▸ **EXERCISE OBJECTIVE**
Look through the data below and return each line where "picture" appears.

Entries with chart source code:
========================================
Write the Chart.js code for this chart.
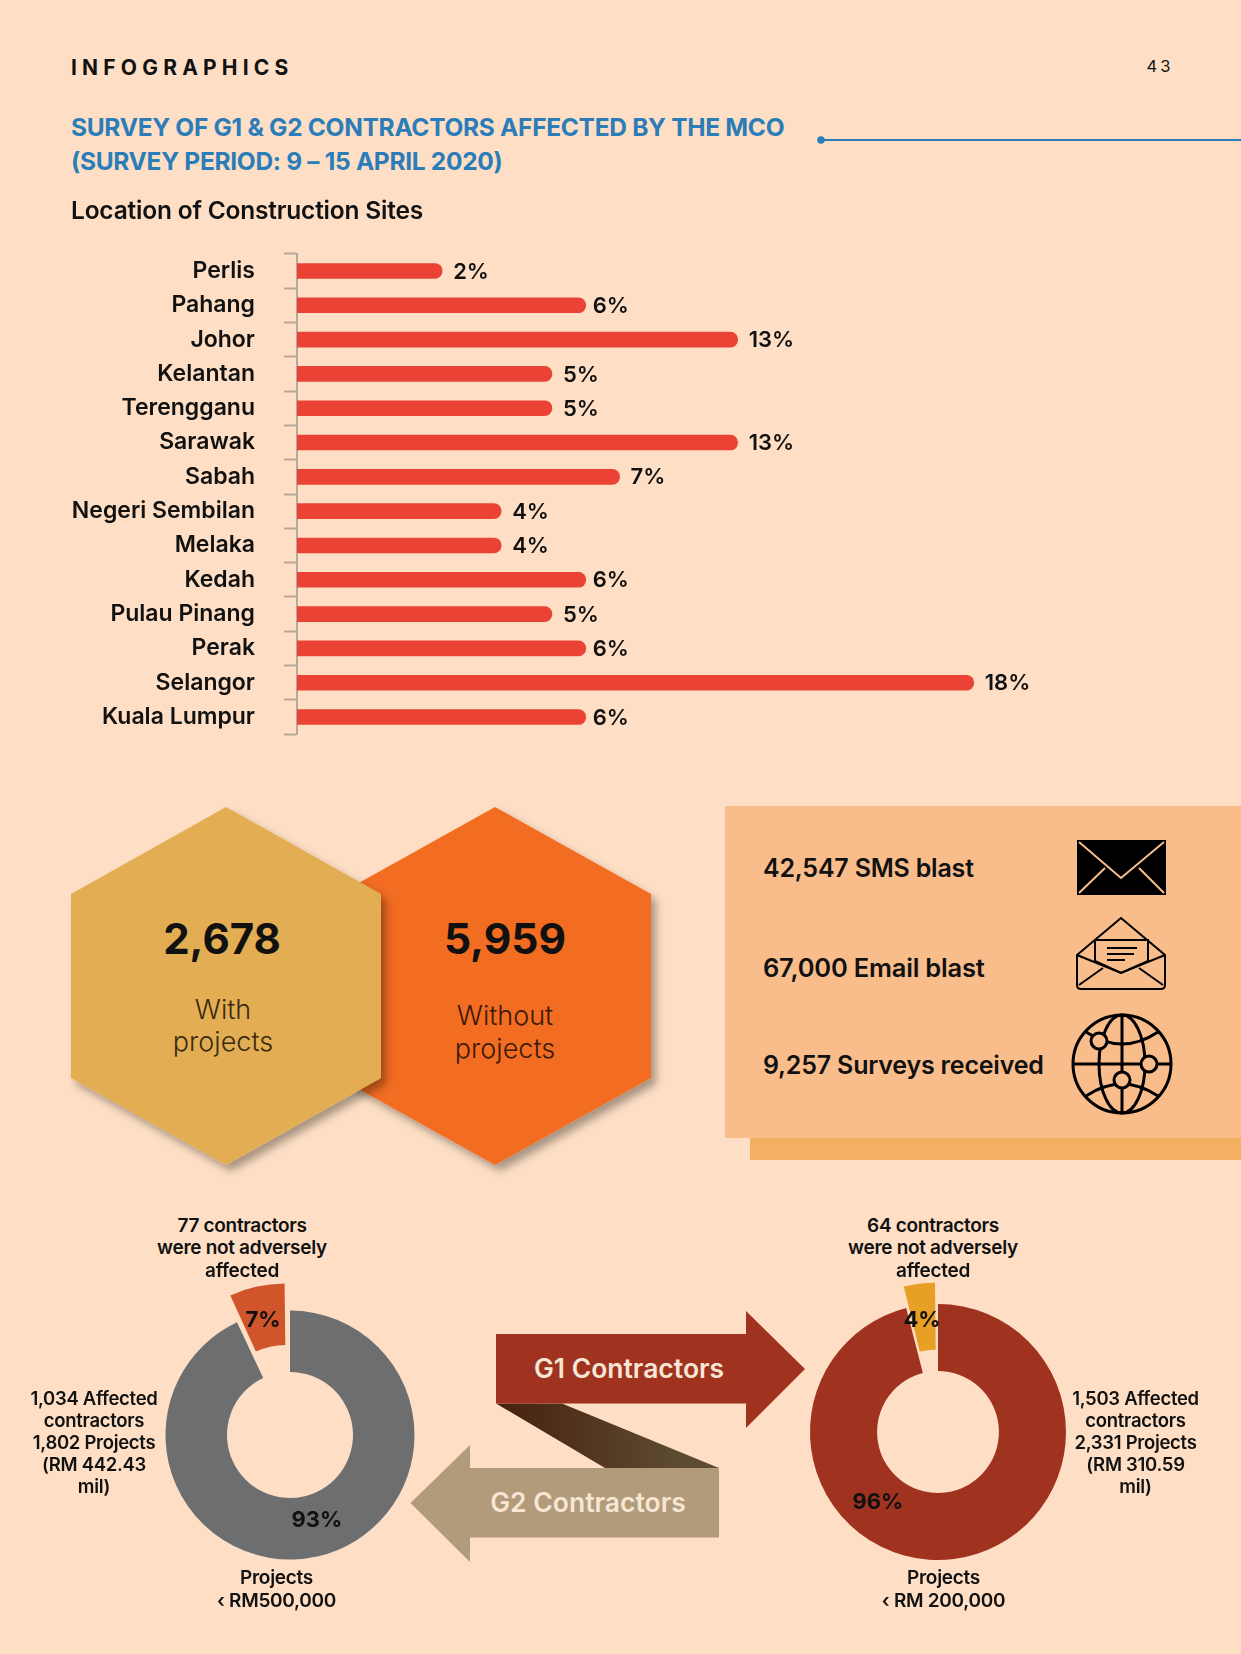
<!DOCTYPE html>
<html>
<head>
<meta charset="utf-8">
<title>Survey of G1 & G2 contractors</title>
<script src="https://cdn.jsdelivr.net/npm/chart.js@4/dist/chart.umd.min.js"></script>
<style>
    html, body { margin: 0; padding: 0; }
    #page { position: relative; width: 1241px; height: 1654px; overflow: hidden; background: #fedfc5; font-family: Inter, sans-serif; color: #111; }
    #page canvas, #page svg { position: absolute; }
    .t { position: absolute; white-space: nowrap; transform: translate(-50%, -50%); line-height: 1; }
    .t.left { transform: translate(0, -50%); }
</style>
</head>
<body>
<div id="page">
    <div id="panel-back" style="position:absolute;left:750px;top:1000px;width:491px;height:160px;background:#f4b062"></div>
    <div id="panel" style="position:absolute;left:725px;top:806px;width:516px;height:332px;background:#f9bc8b"></div>

    <svg width="1241" height="1654" style="left:0;top:0">
        <defs>
            <linearGradient id="ribbon" x1="0" x2="1" y1="0" y2="0">
                <stop offset="0" stop-color="#47200f"/>
                <stop offset="0.85" stop-color="#5d4c32"/>
            </linearGradient>
            <filter id="hexShadow" x="-20%" y="-20%" width="140%" height="140%">
                <feDropShadow dx="5" dy="6" stdDeviation="4" flood-color="#000" flood-opacity="0.34"/>
            </filter>
        </defs>
        <line x1="821" y1="140" x2="1241" y2="140" stroke="#2a7db8" stroke-width="2"/>
        <circle cx="821" cy="140" r="3.8" fill="#2a7db8"/>

        <polygon points="495,807 651,894 651,1078 495,1165 339,1078 339,894" fill="#f26c21" filter="url(#hexShadow)"/>
        <polygon points="226,807 381,894 381,1078 226,1165 71,1078 71,894" fill="#e3ae53" filter="url(#hexShadow)"/>

        <!-- envelope -->
        <rect x="1077" y="840" width="89" height="55" fill="#000"/>
        <path d="M1079 842 L1121 878 L1164 842 M1079 893 L1105 868 M1164 893 L1139 868" fill="none" stroke="#f9bc8b" stroke-width="2"/>
        <!-- open envelope -->
        <g fill="none" stroke="#000" stroke-width="2">
            <path d="M1077 955 L1121 918 L1165 955 L1165 985 Q1165 989 1161 989 L1081 989 Q1077 989 1077 985 Z"/>
            <path d="M1077 955 L1121 973 L1165 955"/>
            <path d="M1095 940 L1148 940 L1148 961 L1121 973 L1095 961 Z"/>
            <path d="M1107 948 L1137 948 M1107 954 L1134 954 M1107 960 L1125 960"/>
            <path d="M1079 985 L1103 968 M1163 985 L1139 968"/>
        </g>
        <!-- globe -->
        <g fill="none" stroke="#000" stroke-width="3">
            <circle cx="1122" cy="1064" r="49"/>
            <ellipse cx="1122" cy="1064" rx="23" ry="49"/>
            <path d="M1073 1064 L1171 1064 M1122 1015 L1122 1113"/>
            <path d="M1086 1032 Q1122 1056 1158 1032 M1086 1096 Q1122 1072 1158 1096"/>
            <circle cx="1099" cy="1041" r="8" fill="#f9bc8b"/>
            <circle cx="1149" cy="1064" r="8" fill="#f9bc8b"/>
            <circle cx="1122" cy="1080" r="8" fill="#f9bc8b"/>
        </g>

        <!-- arrows -->
        <polygon points="496,1403.5 562,1403.5 719,1468 605,1468" fill="url(#ribbon)"/>
        <polygon points="496,1334 746,1334 746,1311 805,1369 746,1428 746,1403.5 496,1403.5" fill="#a03320"/>
        <polygon points="719,1468 470,1468 470,1445 410.5,1503 470,1562 470,1537.6 719,1537.6" fill="#b19b7b"/>
    </svg>

    <canvas id="barChart" style="left:0;top:211px"></canvas>
    <canvas id="g2Chart" style="left:130px;top:1275px"></canvas>
    <canvas id="g1Chart" style="left:778px;top:1272px"></canvas>
</div>

<script>
    const states = ["Perlis", "Pahang", "Johor", "Kelantan", "Terengganu", "Sarawak", "Sabah", "Negeri Sembilan", "Melaka", "Kedah", "Pulau Pinang", "Perak", "Selangor", "Kuala Lumpur"];
    // the printed percentages
    const percentLabels = ["2%", "6%", "13%", "5%", "5%", "13%", "7%", "4%", "4%", "6%", "5%", "6%", "18%", "6%"];
    // the bars in the picture are not in proportion to their labels, so these are
    // the lengths as drawn, read off against Selangor = 18
    const barLengths = [3.86, 7.68, 11.72, 6.78, 6.78, 11.72, 8.58, 5.43, 5.43, 7.68, 6.78, 7.68, 18, 7.68];

    const g2Values = [93, 7];
    const g1Values = [96, 4];
    const g2Colors = ["#6d6e70", "#d1552a"];
    const g1Colors = ["#a03320", "#e89f25"];

    const headline = ["2,678", "5,959"];
    const blastLines = ["42,547 SMS blast", "67,000 Email blast", "9,257 Surveys received"];
    const g2Top = ["77 contractors", "were not adversely", "affected"];
    const g1Top = ["64 contractors", "were not adversely", "affected"];
    const g2Side = ["1,034 Affected", "contractors", "1,802 Projects", "(RM 442.43", "mil)"];
    const g1Side = ["1,503 Affected", "contractors", "2,331 Projects", "(RM 310.59", "mil)"];
    const g2Bottom = ["Projects", "‹ RM500,000"];
    const g1Bottom = ["Projects", "‹ RM 200,000"];

    const page = document.getElementById("page");

    function addText(str, x, y, size, weight, extra) {
        const el = document.createElement("div");
        el.className = "t" + (extra && extra.left ? " left" : "");
        el.innerText = str;
        el.style.left = x + "px";
        el.style.top = y + "px";
        el.style.fontSize = size + "px";
        el.style.fontWeight = weight;
        if (extra && extra.color) el.style.color = extra.color;
        if (extra && extra.spacing) el.style.letterSpacing = extra.spacing;
        page.appendChild(el);
    }

    function addLines(lines, x, ys, size) {
        lines.forEach((line, i) => addText(line, x, ys[i], size, 600, { spacing: "-0.3px" }));
    }

    addText("INFOGRAPHICS", 71, 66.5, 21, 700, { left: true, spacing: "5.2px" });
    addText("43", 1160, 66, 16.5, 400, { spacing: "3px" });
    addText("SURVEY OF G1 & G2 CONTRACTORS AFFECTED BY THE MCO", 71, 127, 24.5, 700, { left: true, color: "#2a7db8", spacing: "-0.3px" });
    addText("(SURVEY PERIOD: 9 – 15 APRIL 2020)", 71, 160.5, 24.5, 700, { left: true, color: "#2a7db8", spacing: "-0.3px" });
    addText("Location of Construction Sites", 71, 210, 24.5, 600, { left: true, spacing: "-0.2px" });

    addText(headline[0], 222, 939, 42, 700);
    addText(headline[1], 505, 939, 42.5, 700);
    addText("With", 223, 1009, 27, 300, { color: "#3a2a10" });
    addText("projects", 223, 1041, 27, 300, { color: "#3a2a10" });
    addText("Without", 505, 1014.5, 27, 300, { color: "#3a1a08" });
    addText("projects", 505, 1047.5, 27, 300, { color: "#3a1a08" });

    addText(blastLines[0], 763, 868, 25, 600, { left: true, spacing: "-0.2px" });
    addText(blastLines[1], 763, 967.5, 25.5, 600, { left: true, spacing: "-0.2px" });
    addText(blastLines[2], 763, 1064.5, 25, 600, { left: true, spacing: "-0.2px" });

    addText("G1 Contractors", 629, 1368, 26.5, 600, { color: "#f7e6d3" });
    addText("G2 Contractors", 588, 1502, 26.5, 600, { color: "#f7e6d3" });

    addLines(g2Top, 242, [1224.5, 1246.5, 1269.5], 19);
    addLines(g1Top, 933, [1224.5, 1246.5, 1269.5], 19);
    addLines(g2Side, 94, [1397.5, 1419.5, 1441.5, 1463.5, 1485.5], 18.5);
    addLines(g1Side, 1135.5, [1397.5, 1419.5, 1441.5, 1463.5, 1485.5], 18.5);
    addLines(g2Bottom, 276.5, [1576.5, 1599.5], 19);
    addLines(g1Bottom, 943.5, [1576.5, 1599.5], 19);

    addText(g2Values[1] + "%", 263, 1319, 22, 700);
    addText(g2Values[0] + "%", 317, 1519, 22, 700);
    addText(g1Values[1] + "%", 922, 1319, 22, 700);
    addText(g1Values[0] + "%", 878, 1501, 22, 700);

    const barEndLabels = {
        id: "barEndLabels",
        afterDatasetsDraw(chart) {
            const ctx = chart.ctx;
            ctx.save();
            ctx.font = "600 22px Inter";
            ctx.fillStyle = "#111";
            ctx.textBaseline = "middle";
            chart.getDatasetMeta(0).data.forEach((bar, i) => {
                const gap = percentLabels[i] === "6%" ? 7 : 11;
                ctx.fillText(percentLabels[i], bar.x + gap, bar.y + 1);
            });
            ctx.restore();
        }
    };

    const barCanvas = document.getElementById("barChart");
    barCanvas.width = 1241;
    barCanvas.height = 566;
    new Chart(barCanvas, {
        type: "bar",
        data: {
            labels: states,
            datasets: [{
                data: barLengths,
                backgroundColor: "#ea4335",
                barThickness: 15,
                borderRadius: 8
            }]
        },
        options: {
            indexAxis: "y",
            responsive: false,
            animation: false,
            layout: { padding: { right: 4 } },
            plugins: { legend: { display: false }, tooltip: { enabled: false } },
            scales: {
                x: { display: false, min: 0, max: 25 },
                y: {
                    afterFit(scale) { scale.width = 297; },
                    border: { color: "#b5a99c", width: 2 },
                    grid: { offset: true, drawOnChartArea: false, drawTicks: true, tickLength: 13, tickColor: "#b5a99c", tickWidth: 2 },
                    ticks: { color: "#111", padding: 29, autoSkip: false, font: { family: "Inter", size: 23, weight: "600" } }
                }
            }
        },
        plugins: [barEndLabels]
    });

    function donut(id, size, values, colors, radius, cutout, offset) {
        const canvas = document.getElementById(id);
        canvas.width = size;
        canvas.height = size;
        new Chart(canvas, {
            type: "doughnut",
            data: {
                datasets: [{
                    data: values,
                    backgroundColor: colors,
                    borderWidth: 0,
                    offset: [0, offset]
                }]
            },
            options: {
                responsive: false,
                animation: false,
                radius: radius,
                cutout: cutout,
                plugins: { legend: { display: false }, tooltip: { enabled: false } }
            }
        });
    }

    donut("g2Chart", 320, g2Values, g2Colors, 124.5, "50.6%", 70);
    donut("g1Chart", 320, g1Values, g1Colors, 128, "47.6%", 49);
</script>
</body>
</html>
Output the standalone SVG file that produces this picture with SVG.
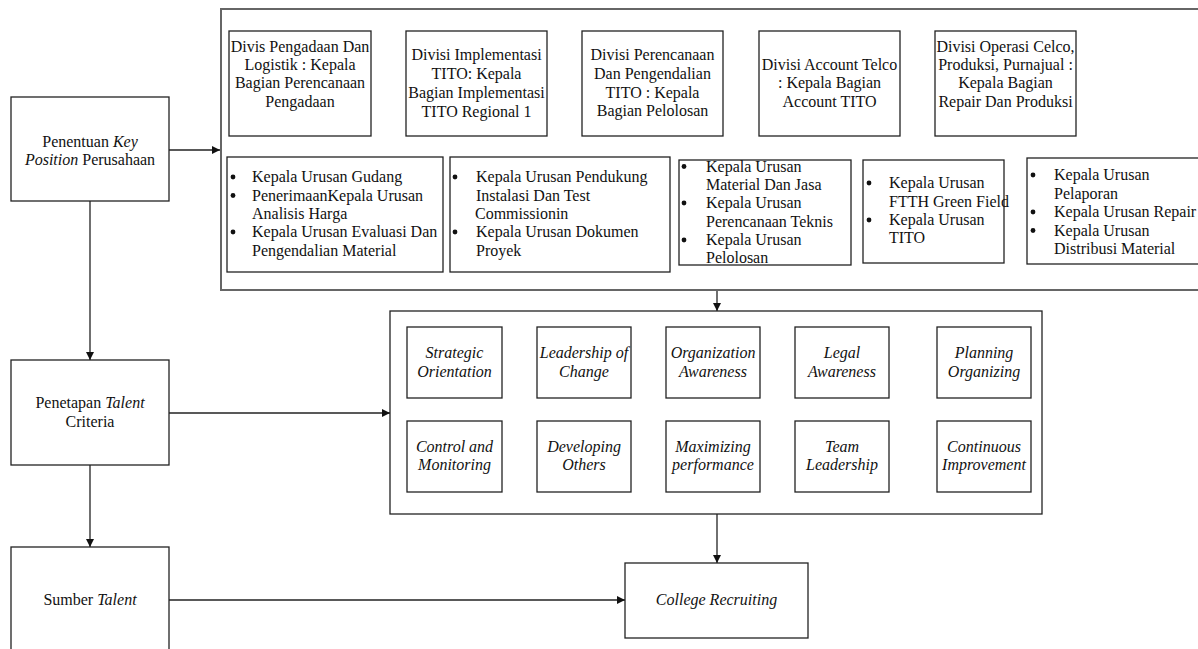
<svg xmlns="http://www.w3.org/2000/svg" width="1198" height="649" viewBox="0 0 1198 649">
<style>
text{font-family:"Liberation Serif","Times New Roman",serif;font-size:16px;fill:#111}
.c{text-anchor:middle}
.i{font-style:italic}
.b{fill:#fff;stroke:#222;stroke-width:1.3}
.o{fill:none;stroke:#666;stroke-width:2}
.ln{fill:none;stroke:#222;stroke-width:1.3}
.dot{fill:#111}
</style>
<defs>
<marker id="ah" viewBox="0 0 10 10" refX="10" refY="5" markerWidth="8" markerHeight="8" markerUnits="userSpaceOnUse" orient="auto">
<path d="M0,0 L10,5 L0,10 z" fill="#111"/>
</marker>
</defs>
<rect width="1198" height="649" fill="#fff"/>

<g id="connectors">
<path class="ln" d="M169,150 H220" marker-end="url(#ah)"/>
<path class="ln" d="M90,201 V360" marker-end="url(#ah)"/>
<path class="ln" d="M169,413 H390" marker-end="url(#ah)"/>
<path class="ln" d="M90,465 V547" marker-end="url(#ah)"/>
<path class="ln" d="M169,600 H625" marker-end="url(#ah)"/>
<path class="ln" d="M717,290 V311" marker-end="url(#ah)"/>
<path class="ln" d="M717,514 V563" marker-end="url(#ah)"/>
</g>

<g id="key-positions-container">
<rect class="o" x="221" y="9" width="990" height="281"/>
</g>

<g id="left-penentuan">
<rect class="b" x="11" y="97" width="158" height="104"/>
<text class="c" x="90" y="147">Penentuan <tspan class="i">Key</tspan></text>
<text class="c" x="90" y="165"><tspan class="i">Position</tspan> Perusahaan</text>
</g>
<g id="left-penetapan">
<rect class="b" x="11" y="360" width="158" height="105"/>
<text class="c" x="90" y="408">Penetapan <tspan class="i">Talent</tspan></text>
<text class="c" x="90" y="427">Criteria</text>
</g>
<g id="left-sumber">
<rect class="b" x="11" y="547" width="158" height="120"/>
<text class="c" x="90" y="605">Sumber <tspan class="i">Talent</tspan></text>
</g>

<g id="div1">
<rect class="b" x="229" y="31" width="142" height="105"/>
<text class="c" x="300" y="52">Divis Pengadaan Dan</text>
<text class="c" x="300" y="70">Logistik : Kepala</text>
<text class="c" x="300" y="88">Bagian Perencanaan</text>
<text class="c" x="300" y="107">Pengadaan</text>
</g>
<g id="div2">
<rect class="b" x="406" y="31" width="141" height="105"/>
<text class="c" x="476.5" y="60">Divisi Implementasi</text>
<text class="c" x="476.5" y="79">TITO: Kepala</text>
<text class="c" x="476.5" y="98">Bagian Implementasi</text>
<text class="c" x="476.5" y="117">TITO Regional 1</text>
</g>
<g id="div3">
<rect class="b" x="582" y="31" width="141" height="105"/>
<text class="c" x="652.5" y="60">Divisi Perencanaan</text>
<text class="c" x="652.5" y="78.5">Dan Pengendalian</text>
<text class="c" x="652.5" y="97.5">TITO : Kepala</text>
<text class="c" x="652.5" y="116">Bagian Pelolosan</text>
</g>
<g id="div4">
<rect class="b" x="759" y="31" width="141" height="105"/>
<text class="c" x="829.5" y="70">Divisi Account Telco</text>
<text class="c" x="829.5" y="88">: Kepala Bagian</text>
<text class="c" x="829.5" y="107">Account TITO</text>
</g>
<g id="div5">
<rect class="b" x="935" y="31" width="141" height="105"/>
<text class="c" x="1005.5" y="52">Divisi Operasi Celco,</text>
<text class="c" x="1005.5" y="70">Produksi, Purnajual :</text>
<text class="c" x="1005.5" y="88">Kepala Bagian</text>
<text class="c" x="1005.5" y="107">Repair Dan Produksi</text>
</g>

<g id="list-a">
<rect class="b" x="227" y="157" width="216" height="115"/>
<circle class="dot" cx="233" cy="177" r="2.4"/>
<circle class="dot" cx="233" cy="195.5" r="2.4"/>
<circle class="dot" cx="233" cy="232" r="2.4"/>
<text x="252" y="182">Kepala Urusan Gudang</text>
<text x="252" y="200.5">PenerimaanKepala Urusan</text>
<text x="252" y="219">Analisis Harga</text>
<text x="252" y="237">Kepala Urusan Evaluasi Dan</text>
<text x="252" y="255.5">Pengendalian Material</text>
</g>
<g id="list-b">
<rect class="b" x="450" y="157" width="220" height="115"/>
<circle class="dot" cx="455" cy="177" r="2.4"/>
<circle class="dot" cx="455" cy="232" r="2.4"/>
<text x="476" y="182">Kepala Urusan Pendukung</text>
<text x="476" y="200.5">Instalasi Dan Test</text>
<text x="475" y="219">Commissionin</text>
<text x="476" y="237">Kepala Urusan Dokumen</text>
<text x="476" y="255.5">Proyek</text>
</g>
<g id="list-c">
<rect class="b" x="679" y="160" width="172" height="105"/>
<circle class="dot" cx="684" cy="166.5" r="2.4"/>
<circle class="dot" cx="684" cy="203" r="2.4"/>
<circle class="dot" cx="684" cy="240" r="2.4"/>
<text x="706" y="171.5">Kepala Urusan</text>
<text x="706" y="190">Material Dan Jasa</text>
<text x="706" y="208">Kepala Urusan</text>
<text x="706" y="226.5">Perencanaan Teknis</text>
<text x="706" y="245">Kepala Urusan</text>
<text x="706" y="263">Pelolosan</text>
</g>
<g id="list-d">
<rect class="b" x="863" y="160" width="141" height="103"/>
<circle class="dot" cx="869" cy="183" r="2.4"/>
<circle class="dot" cx="869" cy="220" r="2.4"/>
<text x="889" y="188">Kepala Urusan</text>
<text x="889" y="207">FTTH Green Field</text>
<text x="889" y="225">Kepala Urusan</text>
<text x="889" y="243">TITO</text>
</g>
<g id="list-e">
<rect class="b" x="1027" y="158" width="185" height="106"/>
<circle class="dot" cx="1033" cy="175" r="2.4"/>
<circle class="dot" cx="1033" cy="212" r="2.4"/>
<circle class="dot" cx="1033" cy="230.5" r="2.4"/>
<text x="1054" y="180">Kepala Urusan</text>
<text x="1054" y="198.5">Pelaporan</text>
<text x="1054" y="217">Kepala Urusan Repair</text>
<text x="1054" y="235.5">Kepala Urusan</text>
<text x="1054" y="254">Distribusi Material</text>
</g>

<g id="criteria-container">
<rect class="b" x="390" y="311" width="652" height="203" fill="none"/>
</g>
<g id="c1"><rect class="b" x="407" y="327" width="95" height="71"/><text class="c i" x="454.5" y="358">Strategic</text><text class="c i" x="454.5" y="377">Orientation</text></g>
<g id="c2"><rect class="b" x="537" y="327" width="94" height="71"/><text class="c i" x="584" y="358">Leadership of</text><text class="c i" x="584" y="377">Change</text></g>
<g id="c3"><rect class="b" x="666" y="327" width="94" height="71"/><text class="c i" x="713" y="358">Organization</text><text class="c i" x="713" y="377">Awareness</text></g>
<g id="c4"><rect class="b" x="795" y="327" width="94" height="71"/><text class="c i" x="842" y="358">Legal</text><text class="c i" x="842" y="377">Awareness</text></g>
<g id="c5"><rect class="b" x="937" y="327" width="94" height="71"/><text class="c i" x="984" y="358">Planning</text><text class="c i" x="984" y="377">Organizing</text></g>
<g id="c6"><rect class="b" x="407" y="421" width="95" height="71"/><text class="c i" x="454.5" y="452">Control and</text><text class="c i" x="454.5" y="470">Monitoring</text></g>
<g id="c7"><rect class="b" x="537" y="421" width="94" height="71"/><text class="c i" x="584" y="452">Developing</text><text class="c i" x="584" y="470">Others</text></g>
<g id="c8"><rect class="b" x="666" y="421" width="94" height="71"/><text class="c i" x="713" y="452">Maximizing</text><text class="c i" x="713" y="470">performance</text></g>
<g id="c9"><rect class="b" x="795" y="421" width="94" height="71"/><text class="c i" x="842" y="452">Team</text><text class="c i" x="842" y="470">Leadership</text></g>
<g id="c10"><rect class="b" x="937" y="421" width="94" height="71"/><text class="c i" x="984" y="452">Continuous</text><text class="c i" x="984" y="470">Improvement</text></g>

<g id="college">
<rect class="b" x="625" y="563" width="183" height="75"/>
<text class="c i" x="716.5" y="605">College Recruiting</text>
</g>
</svg>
========================================
▸ **EXERCISE RESULT**
    // the bars in the picture are not in proportion to their labels, so these are
Output the standalone SVG file that produces this picture with SVG.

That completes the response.